Ebeveynler akademik başarıya çok fazla odaklanırlarsa çocuklarının okulda tam tersi başarısız olmalarına neden olabilirler. Bir çocuğun başarısızlığına nasıl tepki verildiği onun tüm yaşamı boyunca başarısızlığa karşı tutumunu oluşturabilir. Bu sebeple akademik başarı değerlendirilirken aileler ilk önce kendi karnelerini değerlendirmelidir. Çocuğa notları konusunda abartı baskı yapılmamalı ve notlardan ziyade gösterdiği çabaya odaklanılmalıdır. Bunun için öğretmen ile durum değerlendirilmeli her iki tarafta yapılması gerekenleri bilmeli ve çocuk stres yükünden uzaklaştırılmalıdır. Aksi durumlarda çocuğun okuldan soğuması, notlarının düşmesi ve hatta daha ileri boyutlarda varan sonuçlar gözlemlenebilir. Ders çalışma ve ödev yapma konularında doğru yaklaşım önemlidir.
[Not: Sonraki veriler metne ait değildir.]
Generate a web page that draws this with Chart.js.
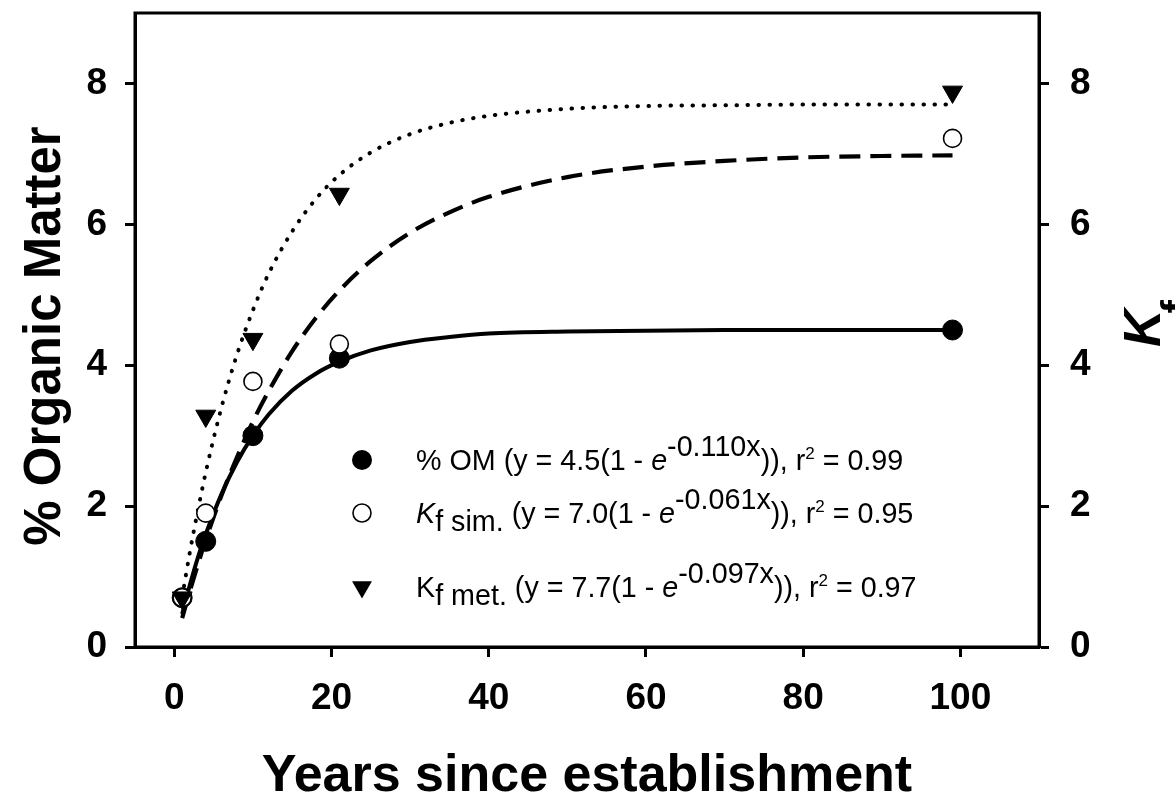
<!DOCTYPE html>
<html>
<head>
<meta charset="utf-8">
<script src="https://cdn.jsdelivr.net/npm/chart.js@4.4.1/dist/chart.umd.min.js"></script>
<style>
  html, body { margin: 0; padding: 0; background: #fff; }
  canvas { display: block; }
</style>
</head>
<body>
<canvas id="chart" width="1175" height="796"></canvas>
<script>
// Measured values: years since establishment
const years = [1, 4, 10, 21, 99];
const organicMatter = [0.7, 1.5, 3.0, 4.1, 4.5];
const kfSim = [0.7, 1.9, 3.77, 4.3, 7.22];
const kfMet = [0.7, 3.28, 4.37, 6.43, 7.88];

// Fitted exponential-rise curves (values of the stated regressions)
const fitYears = [1, 2, 3, 4, 6, 8, 10, 12, 15, 18, 21, 25, 30, 35, 40, 50, 60, 70, 80, 90, 99];
const fitOM  = [0.47, 0.89, 1.27, 1.60, 2.17, 2.63, 3.00, 3.30, 3.64, 3.88, 4.05, 4.21, 4.33, 4.40, 4.45, 4.48, 4.49, 4.50, 4.50, 4.50, 4.50];
const fitSim = [0.41, 0.80, 1.17, 1.52, 2.15, 2.70, 3.20, 3.63, 4.20, 4.67, 5.06, 5.48, 5.88, 6.17, 6.39, 6.67, 6.82, 6.90, 6.95, 6.97, 6.98];
const fitMet = [0.71, 1.36, 1.94, 2.48, 3.40, 4.16, 4.78, 5.30, 5.90, 6.36, 6.70, 7.02, 7.28, 7.44, 7.54, 7.64, 7.68, 7.69, 7.70, 7.70, 7.70];

// Axis ticks
const xTicks = [0, 20, 40, 60, 80, 100];
const yTicks = [0, 2, 4, 6, 8];

const FAMILY = '"Liberation Sans", Arial, Helvetica, sans-serif';
const pts = (xs, ys) => xs.map((x, i) => ({ x: x, y: ys[i] }));

const tickFont = { family: FAMILY, size: 37, weight: 'bold' };
const gridOpts = { drawOnChartArea: false, drawTicks: true, tickLength: 10, tickWidth: 3, tickColor: '#000', color: '#000' };
const borderOpts = { display: true, width: 3, color: '#000' };

function yScale(position, width, pad) {
  return {
    type: 'linear', position: position, min: 0, max: 9,
    afterBuildTicks: s => { s.ticks = yTicks.map(v => ({ value: v })); },
    afterFit: s => { s.width = width; s.paddingTop = 0; s.paddingBottom = 0; },
    grid: gridOpts, border: borderOpts,
    ticks: { font: tickFont, color: '#000', padding: pad, autoSkip: false }
  };
}

// Draws a run of text pieces with individual fonts and baseline shifts
function drawRuns(ctx, x, y, runs) {
  for (const r of runs) {
    ctx.font = r.font;
    ctx.fillText(r.t, x, y + (r.dy || 0));
    x += ctx.measureText(r.t).width;
  }
}

function downTriangle(ctx, x, y, r) {
  ctx.beginPath();
  for (let k = 0; k < 3; k++) {
    const a = Math.PI + k * 2 * Math.PI / 3;
    const px = x + Math.sin(a) * r, py = y - Math.cos(a) * r;
    if (k === 0) ctx.moveTo(px, py); else ctx.lineTo(px, py);
  }
  ctx.closePath();
  ctx.fill();
}

const decor = {
  id: 'decor',
  beforeDatasetsDraw(chart) {
    const ctx = chart.ctx, a = chart.chartArea;
    ctx.save();
    ctx.strokeStyle = '#000';
    ctx.lineWidth = 3;
    ctx.strokeRect(a.left, a.top, a.right - a.left, a.bottom - a.top);
    ctx.restore();
  },
  afterDraw(chart) {
    const ctx = chart.ctx, a = chart.chartArea;
    ctx.save();
    ctx.fillStyle = '#000';
    ctx.strokeStyle = '#000';
    ctx.textBaseline = 'alphabetic';

    // x axis title
    ctx.textAlign = 'center';
    ctx.font = 'bold 52px ' + FAMILY;
    ctx.fillText('Years since establishment', (a.left + a.right) / 2, 791);

    // left axis title
    ctx.save();
    ctx.translate(60, 336);
    ctx.rotate(-Math.PI / 2);
    ctx.font = 'bold 51px ' + FAMILY;
    ctx.fillText('% Organic Matter', 0, 0);
    ctx.restore();

    // right axis title: K with subscript f
    ctx.save();
    ctx.translate(1160, 328);
    ctx.rotate(-Math.PI / 2);
    ctx.textAlign = 'left';
    ctx.font = 'italic bold 52px ' + FAMILY;
    ctx.fillText('K', -19, 0);
    const kw = ctx.measureText('K').width;
    ctx.font = 'bold 40px ' + FAMILY;
    ctx.fillText('f', -19 + kw - 4, 30);
    ctx.restore();

    // legend
    ctx.textAlign = 'left';
    const REG = '28.7px ' + FAMILY;
    const ITA = 'italic 28.7px ' + FAMILY;
    const SUP2 = '17px ' + FAMILY;
    const sx = 362, tx = 416;

    ctx.beginPath();
    ctx.arc(sx, 460, 10, 0, Math.PI * 2);
    ctx.fill();
    drawRuns(ctx, tx, 470, [
      { t: '% OM (y = 4.5(1 - ', font: REG },
      { t: 'e', font: ITA },
      { t: '-0.110x', font: REG, dy: -14 },
      { t: ')), r', font: REG },
      { t: '2', font: SUP2, dy: -11 },
      { t: ' = 0.99', font: REG }
    ]);

    ctx.beginPath();
    ctx.arc(sx, 513, 9, 0, Math.PI * 2);
    ctx.fillStyle = '#fff';
    ctx.fill();
    ctx.lineWidth = 1.6;
    ctx.stroke();
    ctx.fillStyle = '#000';
    drawRuns(ctx, tx, 523, [
      { t: 'K', font: ITA },
      { t: 'f sim.', font: REG, dy: 8 },
      { t: ' (y = 7.0(1 - ', font: REG },
      { t: 'e', font: ITA },
      { t: '-0.061x', font: REG, dy: -14 },
      { t: ')), r', font: REG },
      { t: '2', font: SUP2, dy: -11 },
      { t: ' = 0.95', font: REG }
    ]);

    downTriangle(ctx, sx, 587, 11.5);
    drawRuns(ctx, tx, 597, [
      { t: 'K', font: REG },
      { t: 'f met.', font: REG, dy: 8 },
      { t: ' (y = 7.7(1 - ', font: REG },
      { t: 'e', font: ITA },
      { t: '-0.097x', font: REG, dy: -14 },
      { t: ')), r', font: REG },
      { t: '2', font: SUP2, dy: -11 },
      { t: ' = 0.97', font: REG }
    ]);
    ctx.restore();
  }
};

new Chart(document.getElementById('chart'), {
  type: 'scatter',
  data: {
    datasets: [
      { label: 'OM fit', data: pts(fitYears, fitOM), showLine: true, pointRadius: 0,
        borderColor: '#000', borderWidth: 4, cubicInterpolationMode: 'monotone', order: 10, yAxisID: 'y' },
      { label: 'Kf sim. fit', data: pts(fitYears, fitSim), showLine: true, pointRadius: 0,
        borderColor: '#000', borderWidth: 4.2, borderDash: [21, 10], cubicInterpolationMode: 'monotone', order: 9, yAxisID: 'y2' },
      { label: 'Kf met. fit', data: pts(fitYears, fitMet), showLine: true, pointRadius: 0,
        borderColor: '#000', borderWidth: 4, borderDash: [0.5, 10.5], borderCapStyle: 'round',
        cubicInterpolationMode: 'monotone', order: 8, yAxisID: 'y2' },
      { label: '% OM', data: pts(years, organicMatter), pointStyle: 'circle', pointRadius: 10,
        backgroundColor: '#000', borderColor: '#000', borderWidth: 1, order: 3, yAxisID: 'y' },
      { label: 'Kf sim.', data: pts(years, kfSim), pointStyle: 'circle', pointRadius: 9,
        backgroundColor: '#fff', borderColor: '#000', borderWidth: 1.6, order: 2, yAxisID: 'y2' },
      { label: 'Kf met.', data: pts(years, kfMet), pointStyle: 'triangle', pointRotation: 180, pointRadius: 11.5,
        backgroundColor: '#000', borderColor: '#000', borderWidth: 1, order: 1, yAxisID: 'y2' }
    ]
  },
  options: {
    responsive: false,
    animation: false,
    events: [],
    layout: { padding: { top: 13, right: 0, bottom: 0, left: 0 } },
    plugins: { legend: { display: false }, tooltip: { enabled: false } },
    scales: {
      x: {
        type: 'linear', position: 'bottom', min: -5, max: 110,
        afterBuildTicks: s => { s.ticks = xTicks.map(v => ({ value: v })); },
        afterFit: s => { s.height = 149; s.paddingLeft = 0; s.paddingRight = 0; },
        grid: gridOpts, border: borderOpts,
        ticks: { font: tickFont, color: '#000', padding: 20, maxRotation: 0, autoSkip: false }
      },
      y: yScale('left', 135, 18),
      y2: yScale('right', 136, 21)
    }
  },
  plugins: [decor]
});
</script>
</body>
</html>
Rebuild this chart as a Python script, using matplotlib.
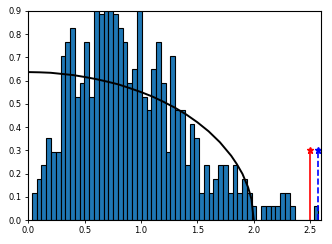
import numpy as np
import matplotlib
matplotlib.use("Agg")
import matplotlib.pyplot as plt

# histogram counts per bin (400 samples, 60 bins)
counts = [2, 3, 4, 6, 5, 5, 12, 13, 14, 9, 10, 13, 9, 18, 15, 19, 18, 15, 14, 13,
          10, 11, 18, 9, 8, 11, 13, 10, 5, 12, 8, 8, 4, 7, 6, 2, 4, 2, 3, 4,
          4, 2, 4, 2, 3, 2, 1, 0, 1, 1, 1, 1, 2, 2, 1, 0, 0, 0, 0, 1]
n_samples = 400
x_first = 0.033
x_last = 2.574

# quarter-circle curve, points
curve_x = [0.0, 0.1, 0.2, 0.3, 0.4, 0.5, 0.6, 0.7, 0.8, 0.9, 1.0, 1.1, 1.2, 1.3,
           1.4, 1.5, 1.6, 1.7, 1.8, 1.85, 1.9, 1.95, 1.98, 2.0]
curve_y = [0.637, 0.636, 0.634, 0.629, 0.624, 0.616, 0.607, 0.596, 0.584, 0.568,
           0.551, 0.532, 0.509, 0.484, 0.455, 0.421, 0.382, 0.335, 0.277, 0.241,
           0.199, 0.141, 0.090, 0.0]

red_x = 2.5
blue_x = 2.568
marker_h = 0.3

edges = np.linspace(x_first, x_last, len(counts) + 1)
width = edges[1] - edges[0]
heights = np.array(counts) / (n_samples * width)

plt.rcParams['font.size'] = 6
fig = plt.figure(figsize=(3.32, 2.44), dpi=100)
ax = fig.add_axes([0.085, 0.098, 0.881, 0.857])

ax.bar(edges[:-1], heights, width=width, align='edge', color='#1f77b4',
       edgecolor='black', linewidth=0.8)
ax.plot(curve_x, curve_y, color='black', linewidth=1.4)
ax.plot([red_x, red_x], [0, marker_h], 'r-', linewidth=1.2)
ax.plot([red_x], [marker_h], 'r*', markersize=5)
ax.plot([blue_x, blue_x], [0, marker_h], 'b--', linewidth=1.2)
ax.plot([blue_x], [marker_h], 'b*', markersize=5)

ax.set_xlim(0, 2.594)
ax.set_ylim(0, 0.9)
ax.set_xticks([0.0, 0.5, 1.0, 1.5, 2.0, 2.5])
ax.set_yticks(np.arange(0, 0.91, 0.1))
ax.tick_params(length=2.5, width=0.6, pad=2)

fig.savefig('out.png', dpi=100)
Çocuklarınız sizinle olmadığında farklı davranabilir
Çocuklar çevrelerine, beklentilerine ve sonuçlarına göre davranışlarını değiştirdiklerinden evde ve okulda aynı davranmayabilirler. Bu onların davranışlarını ailelerinin görmeyecekleri ortamlarda değiştiği anlamına gelir. Çocuklar sezgisel olarak, kendileri gibi yüzlerce çocuk arasında oldukları okulda, ilgi odağı olamayacaklarını anladıklarında davranışları değişiklik gösterir. Bu sebeple aileler öğretmenler ile iş birliği içinde olmalıdır.
Tüm eğitim sorumluluğu öğretmene bırakılmamalıdır
Ebeveynlerin çocukları için en iyi okul ve öğretmeni seçme çabası bazen aylarca sürer. Ancak bu aşamadan sonra veliler rollerinin orada sona erdiğine dair hatalı düşünceye kapılabilirler. Oysa çocuğun iyi, uzun süreli çalışma ve kişisel gelişim alışkanlıklarını geliştirme şansı hâlen sadece ebeveyn tarafından desteklenebilecek bir durumdur.
Öğretmenlerin çoğu her gün her çocukla sosyal bağ kuramayabilir
Okulda çok sayıda öğrenci olduğundan öğretmenler her gün sizin çocuğunuz ile özel bağlantı kuramayabilir. Öğretmenin tüm çocuklara bireysel olarak dikkat etmesi fiziksel olarak imkansızdır. Öğretmenler sınırlı kaynaklarını en çok ihtiyaç duyan çocuklarda kullanmaya eğilimlidir. Bunu bekleyen bir ebeveyn, bir defa daha gerçekçi bir şekilde düşünmelidir. Bu gibi durumların önüne geçebilmek için ise ebeveynler çocuklar ile sık sık sohbet etmeli gerektiğinde öğretmene bilgi vermelidir. Sınıf mevcudunun 10-15 kişi ile sınırlı olduğu okullarda bu sosyal bağı kurmak daha mümkünken 30 -35 ve daha fazla mevcutlu okullarda bu sosyal bağın kurulması çok da mümkün değildir. Bu nedenle özellikle kalabalık sınıflı okullarda okul ve aile iletişimi daha iyi oluşturulmalıdır.